Bloomberg: “Far from freeing up engineers for a life of leisure, increasingly capable AI coding agents—including Anthropic PBC’s Claude Code and OpenAI’s Codex—have over the past few months created a kind of productivity paranoia among executives and, by extension, the people who work for them. These agents do more than generate text or images, as consumer-facing chatbots do. Instead they plan, execute and complete tasks on behalf of their human users, even creating their own agents to do the work for them. That may mean building and debugging an app, scheduling a meeting or buying a pair of pants, all with minimal human oversight. The fact that AI agents can produce more code than mere humans in less time has morphed into a sense that they therefore must. As OpenAI’s president, Greg Brockman, recently put it on X, it “feels like such a wasted opportunity every moment your agents aren’t running.””

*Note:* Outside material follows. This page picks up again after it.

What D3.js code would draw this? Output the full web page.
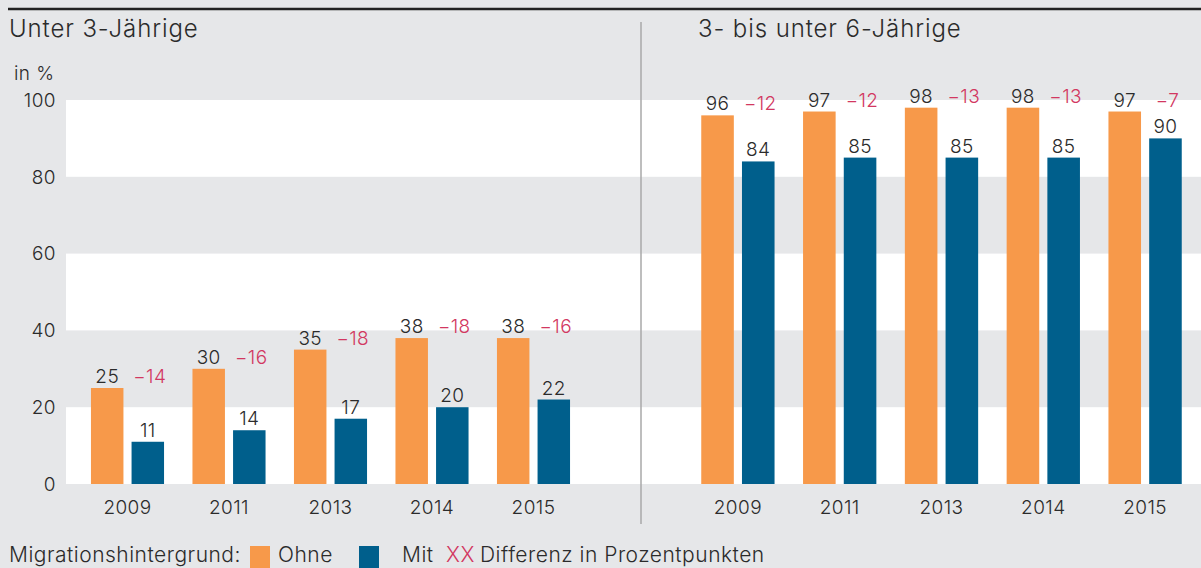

Ajay Shah on the Indian IT industry: “From the point of view of investment and corporate finance, big changes are required. Historically, Indian IT firms have exhibited the financial characteristics of stable utilities. There was a bias toward distributing cash to shareholders rather than reinvesting it in research and development. This strategy of capital allocation must change. The financial system must transition from pricing these firms as low-risk utilities to valuing them as complex, adaptive, technology integrators. Management teams must alter how they communicate with capital markets. Boards must show their portfolio of technological bets to the financial system, outlining the risk of their AI investment and its potential return. The world will always want intellectual capability. The constraint on growth is not the capability of algorithms but the availability of human ingenuity. The task for India is to double down on producing, owning, and growing intellectual capital, in the emergence of a firm culture of knowledge and innovation.”

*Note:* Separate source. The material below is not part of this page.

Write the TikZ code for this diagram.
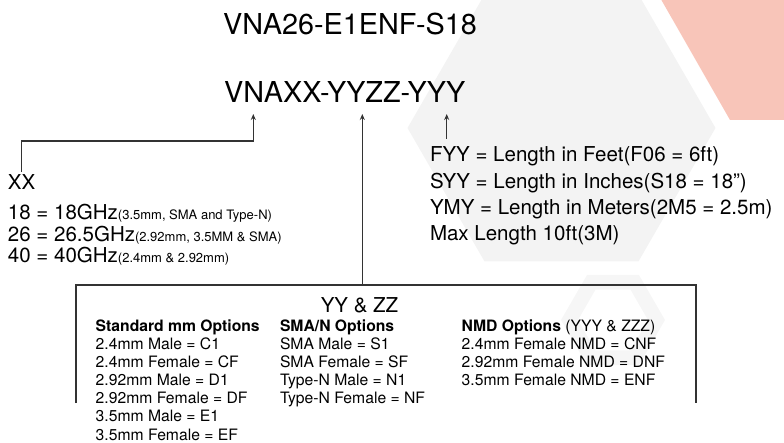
\documentclass[tikz,border=0pt]{standalone}
\usepackage{fontspec}
\setmainfont{TeX Gyre Heros}
\usetikzlibrary{arrows.meta}

\definecolor{linegray}{HTML}{333333}
\definecolor{hexgray}{HTML}{F3F3F3}
\definecolor{ringgray}{HTML}{F6F6F6}
\definecolor{salmon}{HTML}{F8C5B9}

\newcommand{\titlefont}{\fontsize{28.8}{30}\selectfont}
\newcommand{\codefont}{\fontsize{20.5}{24}\selectfont}
\newcommand{\notefont}{\fontsize{13}{15}\selectfont}
\newcommand{\optfont}{\fontsize{15.7}{18}\selectfont}

\tikzset{
  txt/.style={anchor=base west, inner sep=0pt, outer sep=0pt},
  conn/.style={draw=linegray, line width=1.1pt},
}

\begin{document}
\begin{tikzpicture}[x=1pt, y=-1pt, >={Stealth[length=6pt, width=5pt]}]
  \useasboundingbox (0,0) rectangle (784,443);
  \clip (0,0) rectangle (784,443);

  % Background
  \fill[hexgray] (715.5,128) -- (638.5,261.4) -- (484.5,261.4) -- (407.5,128)
    -- (484.5,-5.4) -- (638.5,-5.4) -- cycle;
  \fill[salmon] (660.8,-1) -- (730,120) -- (785,120) -- (785,-1) -- cycle;
  \fill[ringgray, even odd rule]
    (665,320) -- (639,275) -- (587,275) -- (561,320) -- (587,365) -- (639,365) -- cycle
    (648,320) -- (630.5,289.7) -- (595.5,289.7) -- (578,320) -- (595.5,350.3) -- (630.5,350.3) -- cycle;

  % Part numbers
  \node[txt, anchor=base, font=\titlefont] (example) at (350,35) {VNA26-E1ENF-S18};
  \node[txt, anchor=base, font=\titlefont] (code) at (344.7,103) {VNAXX-YYZZ-YYY};

  % XX
  \node[txt, font=\codefont] (xx) at (8,190) {XX};
  \foreach \rate/\note [count=\i] in {18 = 18GHz/{(3.5mm, SMA and Type-N)},
      26 = 26.5GHz/{(2.92mm, 3.5MM \& SMA)}, 40 = 40GHz/{(2.4mm \& 2.92mm)}}
    \node[txt, font=\codefont] (rate\i) at (8, 198.5+21.5*\i) {\rate{\notefont\note}};

  % YYY
  \foreach \txt [count=\i] in {FYY = Length in Feet(F06 = 6ft), SYY = Length in Inches(S18 = 18”),
      YMY = Length in Meters(2M5 = 2.5m), Max Length 10ft(3M)}
    \node[txt, font=\codefont] (len\i) at (430, 135.4+26.4*\i) {\txt};

  % YY & ZZ
  \node[txt, anchor=base, font=\codefont] (yyzz) at (359.5,312.7) {YY \& ZZ};
  \node[txt, font=\optfont\bfseries] (std0) at (95.7,331.7) {Standard mm Options};
  \foreach \txt [count=\i] in {2.4mm Male = C1, 2.4mm Female = CF, 2.92mm Male = D1,
      2.92mm Female = DF, 3.5mm Male = E1, 3.5mm Female = EF}
    \node[txt, font=\optfont] (std\i) at (95.7, 331.7+18.05*\i) {\txt};
  \node[txt, font=\optfont\bfseries] (sma0) at (280,331.7) {SMA/N Options};
  \foreach \txt [count=\i] in {SMA Male = S1, SMA Female = SF, Type-N Male = N1, Type-N Female = NF}
    \node[txt, font=\optfont] (sma\i) at (280, 331.7+18.05*\i) {\txt};
  \node[txt, font=\optfont] (nmd0) at (461.7,331.7) {\textbf{NMD Options} (YYY \& ZZZ)};
  \foreach \txt [count=\i] in {2.4mm Female NMD = CNF, 2.92mm Female NMD = DNF, 3.5mm Female NMD = ENF}
    \node[txt, font=\optfont] (nmd\i) at (461.7, 331.7+18.05*\i) {\txt};

  % Connectors
  \coordinate (xxtip) at (253.3,114);
  \coordinate (xxbend) at (253.3,141);
  \coordinate (yytip) at (362.3,114);
  \coordinate (yyjoin) at (362.3,285);
  \coordinate (lentip) at (446.7,114);
  \coordinate (lenstart) at (446.7,139);
  \coordinate (boxtl) at (76,285);
  \coordinate (boxbl) at (76,403);
  \coordinate (boxtr) at (696,285);
  \coordinate (boxbr) at (696,403);

  \draw[conn, ->] ([yshift=3pt]xx.north) |- (xxbend) -- (xxtip);
  \draw[conn, ->] (yyjoin) -- (yytip);
  \draw[conn, ->] (lenstart) -- (lentip);
  \draw[conn] (boxbl) -- (boxtl) -- (boxtr) -- (boxbr);
\end{tikzpicture}
\end{document}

TheMaxSource: “Zero based budgeting requires every expense to be justified from the ground up, as if the company were starting fresh. This method is not simply about cutting costs. It is about allocating money only to activities that create real value. For founders and executives, zero based budgeting brings clarity, accountability and speed. It eliminates autopilot spending and replaces it with intentional decision making.”
McKinsey: “India’s retail landscape is deeply fragmented, shaped by decades of traditional distribution networks, regional supply chains, and a political economy that reinforces support for micro, small, and medium-size enterprises (MSMEs) as an important driver of employment. Nearly 60 million MSMEs form the backbone of this ecosystem, collectively contributing close to $1 trillion in value to the economy every year, which is roughly 30 percent of national GDP. These MSMEs operate across multiple subsegments defined by category, geography, scale, and formality. Fragmentation is structural and likely to persist, creating a unique environment where small sellers and local traders coexist alongside large national and international retailers. We therefore believe this large, fragmented, and growing group of sellers will seek services and digital solutions that are fit-for-purpose: unbundled, flexible, lower-cost and more “consumer direct” relative to offerings provided by today’s dominant marketplaces.”